Он поднялся в разрушенный кузов грузовика. Вид здесь был как на бойне: повсюду кровь, на полу валялась чья-то оторванная кисть руки. Четверо солдат, находившихся в кузове, погибли сразу, пятый был еще жив. Он с мольбой смотрел на Шубина, хотел что-то сказать, но сил на это у него уже не осталось. Было ясно, что этот солдат скоро умрет, и, чтобы не продлять его мучений, Шубин разрядил в него «вальтер». Говорить здесь было не с кем, никто не мог дать разведчикам нужную информацию о немецких госпиталях. Оставалась надежда лишь на водителя, да и то слабая – возможно, этот человек никогда не лежал в госпитале.
Шубин спустился на землю и подошел к немцу. Тот сидел, прислонившись спиной к капоту «опеля», рядом стоял Дозоров. Шубин, у которого была отличная память, запомнил, как зовут водителя, поэтому обратился к нему по имени.
– Слушай, Фридрих, – сказал он. – Мы не собираемся тебя убивать. Но нам нужно получить кое-какие сведения. Если расскажешь обо всем, что нас интересует, – останешься жив. Это я тебе обещаю как офицер Красной армии. Согласен?
– Но что я могу вам рассказать? – ответил немец. – Я простой водитель, я не знаю никаких военных секретов!
– А нам и не нужны военные секреты, – заверил фрица Шубин. – Нас не интересует ни количество танков, ни имена твоих командиров. Нас интересует другое. Скажи, ты давно воюешь?
– Меня призвали весной сорок первого, – признался водитель.
– И где ты служил?
– Сначала в Польше, под Варшавой. Потом нашу дивизию направили в Грецию. Ну, а потом, в июне, послали сюда, в Россию. С тех пор здесь воюю.
– А как твоя фамилия?
– Зауэр. Фридрих Зауэр.
– Откуда ты родом, Фридрих?
– Из Гамбурга. Я работал в порту, водил погрузчик, был крановщиком. А в армии меня сделали водителем.

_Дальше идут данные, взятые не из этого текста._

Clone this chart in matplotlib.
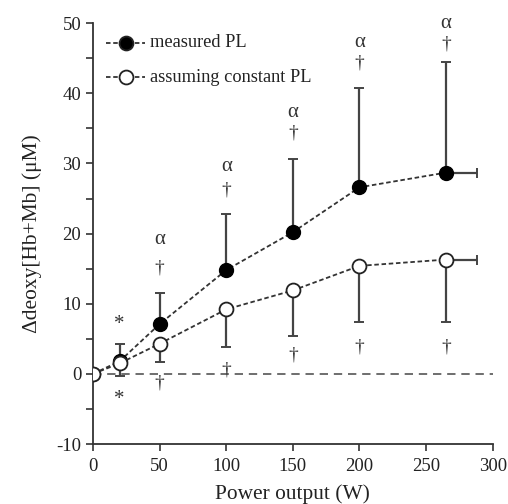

– Ты был когда-нибудь ранен?
– Ранен? Конечно! Каждый, кто был на войне, хоть раз был ранен. Меня ранили четыре раза: три раза легко, а один тяжело.
– А в госпитале ты лежал?
– Так я же вам только что говорил, что меня тяжело ранили. Когда наши части брали Ростов, рядом с моей машиной разорвался снаряд. Осколок снаряда разорвал мне плечо. Я чуть сознание не потерял! Если бы потерял – мне был бы конец. Потому что другим осколком пробило бензобак, и машина загорелась. Если бы я не выбрался наружу, сгорел бы вместе с ней. А так – я выбрался из автомобиля, и вскоре меня забрали санитары, отвезли в госпиталь.
– И где ты лежал в госпитале?
– Сначала в каком-то поселке, его названия я не помню. А потом наши части взяли Ростов, и госпиталь перевели туда. Там я лежал почти месяц. Когда вернулся в полк, наша часть стояла уже в Нальчике. Мне дали новую машину, и я…
– Нет, погоди про машину, – остановил немца Шубин. – Расскажи лучше про госпиталь. Опиши тамошний распорядок дня. Во сколько там встают? Когда проходит обход врача? Какие дают лекарства? Опиши весь день своего пребывания в госпитале.
И водитель принялся рассказывать про свою жизнь в госпитале. Память у него оказалась хорошая, помнил он много, хотя не всегда мог отделить важное от неважного. Тогда Шубину приходилось задавать новые и новые вопросы, вытягивая из Фридриха Зауэра нужные сведения. Он спрашивал немца о других раненых, его соседях по палате, о врачах, медсестрах, о развлечениях, которые раненые себе устраивали. Постепенно перед внутренним взором разведчика вставала картина жизни в немецком госпитале. И он мог уже довольно уверенно описать «свое» пребывание в лечебном учреждении. Можно было приступать к реализации плана проникновения в группу германских войск в Котельниково.